Work instructions: Of all the lines in the material, how many contain the word "script"? State the number alone.
BEGIN Records for the task
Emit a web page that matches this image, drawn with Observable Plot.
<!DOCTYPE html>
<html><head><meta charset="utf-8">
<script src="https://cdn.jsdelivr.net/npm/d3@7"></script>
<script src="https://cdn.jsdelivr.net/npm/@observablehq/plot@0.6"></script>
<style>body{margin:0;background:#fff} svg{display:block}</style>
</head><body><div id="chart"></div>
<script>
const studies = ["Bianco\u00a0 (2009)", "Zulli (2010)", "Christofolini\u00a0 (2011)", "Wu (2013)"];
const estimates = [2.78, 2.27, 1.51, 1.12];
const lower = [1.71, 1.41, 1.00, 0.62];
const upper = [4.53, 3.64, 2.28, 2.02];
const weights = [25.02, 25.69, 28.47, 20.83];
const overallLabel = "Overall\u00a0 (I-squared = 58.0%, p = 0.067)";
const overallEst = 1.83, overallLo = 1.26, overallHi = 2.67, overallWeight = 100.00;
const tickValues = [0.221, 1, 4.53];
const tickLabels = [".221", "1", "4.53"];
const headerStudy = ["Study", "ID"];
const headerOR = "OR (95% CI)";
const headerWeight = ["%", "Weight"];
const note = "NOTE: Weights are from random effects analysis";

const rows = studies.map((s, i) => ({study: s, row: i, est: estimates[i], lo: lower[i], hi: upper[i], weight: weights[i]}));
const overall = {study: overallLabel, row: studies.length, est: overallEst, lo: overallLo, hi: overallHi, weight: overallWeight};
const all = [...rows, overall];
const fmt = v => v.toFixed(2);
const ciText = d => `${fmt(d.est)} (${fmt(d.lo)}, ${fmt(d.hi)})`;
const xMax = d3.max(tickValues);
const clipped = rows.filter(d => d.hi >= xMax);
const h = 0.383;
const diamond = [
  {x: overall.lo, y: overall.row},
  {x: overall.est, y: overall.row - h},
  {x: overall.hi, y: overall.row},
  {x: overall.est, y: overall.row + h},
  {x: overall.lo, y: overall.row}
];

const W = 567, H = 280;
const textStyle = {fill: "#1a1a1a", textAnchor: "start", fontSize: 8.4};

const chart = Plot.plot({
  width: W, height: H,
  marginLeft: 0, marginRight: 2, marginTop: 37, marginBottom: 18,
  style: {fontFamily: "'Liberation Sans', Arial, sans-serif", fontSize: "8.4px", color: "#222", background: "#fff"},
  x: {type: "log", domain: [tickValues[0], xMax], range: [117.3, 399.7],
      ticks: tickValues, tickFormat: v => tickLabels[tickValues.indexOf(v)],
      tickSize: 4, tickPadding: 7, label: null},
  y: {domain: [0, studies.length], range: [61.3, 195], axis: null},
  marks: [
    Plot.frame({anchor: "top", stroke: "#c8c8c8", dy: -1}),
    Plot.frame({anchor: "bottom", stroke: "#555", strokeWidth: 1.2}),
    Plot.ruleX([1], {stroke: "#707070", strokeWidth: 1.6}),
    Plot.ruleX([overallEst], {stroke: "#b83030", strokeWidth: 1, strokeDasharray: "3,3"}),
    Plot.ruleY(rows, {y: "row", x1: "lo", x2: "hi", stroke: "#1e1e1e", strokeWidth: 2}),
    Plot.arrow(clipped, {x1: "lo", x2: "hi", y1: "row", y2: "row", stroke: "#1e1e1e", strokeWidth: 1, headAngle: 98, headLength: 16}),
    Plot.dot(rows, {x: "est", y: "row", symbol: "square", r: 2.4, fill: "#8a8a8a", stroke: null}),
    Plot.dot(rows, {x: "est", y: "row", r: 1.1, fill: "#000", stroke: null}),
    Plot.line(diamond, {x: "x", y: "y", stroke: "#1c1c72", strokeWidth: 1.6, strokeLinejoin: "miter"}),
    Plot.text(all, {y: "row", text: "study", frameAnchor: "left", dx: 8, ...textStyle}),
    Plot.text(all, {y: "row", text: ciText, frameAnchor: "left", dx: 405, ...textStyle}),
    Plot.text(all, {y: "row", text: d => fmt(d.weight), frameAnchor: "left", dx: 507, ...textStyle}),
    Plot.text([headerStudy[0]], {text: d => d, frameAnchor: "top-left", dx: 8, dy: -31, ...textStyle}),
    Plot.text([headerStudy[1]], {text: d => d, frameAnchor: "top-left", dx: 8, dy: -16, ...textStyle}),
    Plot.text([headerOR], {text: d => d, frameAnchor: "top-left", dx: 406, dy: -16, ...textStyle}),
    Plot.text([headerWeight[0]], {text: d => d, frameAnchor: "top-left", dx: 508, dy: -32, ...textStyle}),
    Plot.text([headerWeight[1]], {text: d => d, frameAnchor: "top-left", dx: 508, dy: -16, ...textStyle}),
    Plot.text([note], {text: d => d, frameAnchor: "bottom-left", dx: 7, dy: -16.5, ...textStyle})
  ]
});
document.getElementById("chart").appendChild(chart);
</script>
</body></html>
END Records for the task
BEGIN Records for the task
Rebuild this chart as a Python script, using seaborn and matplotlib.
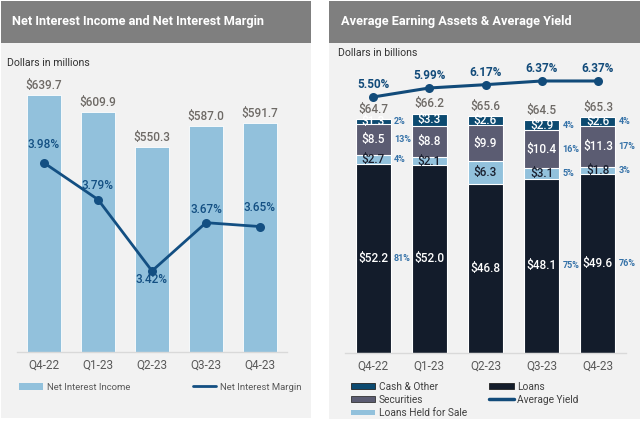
END Records for the task
Final result: 5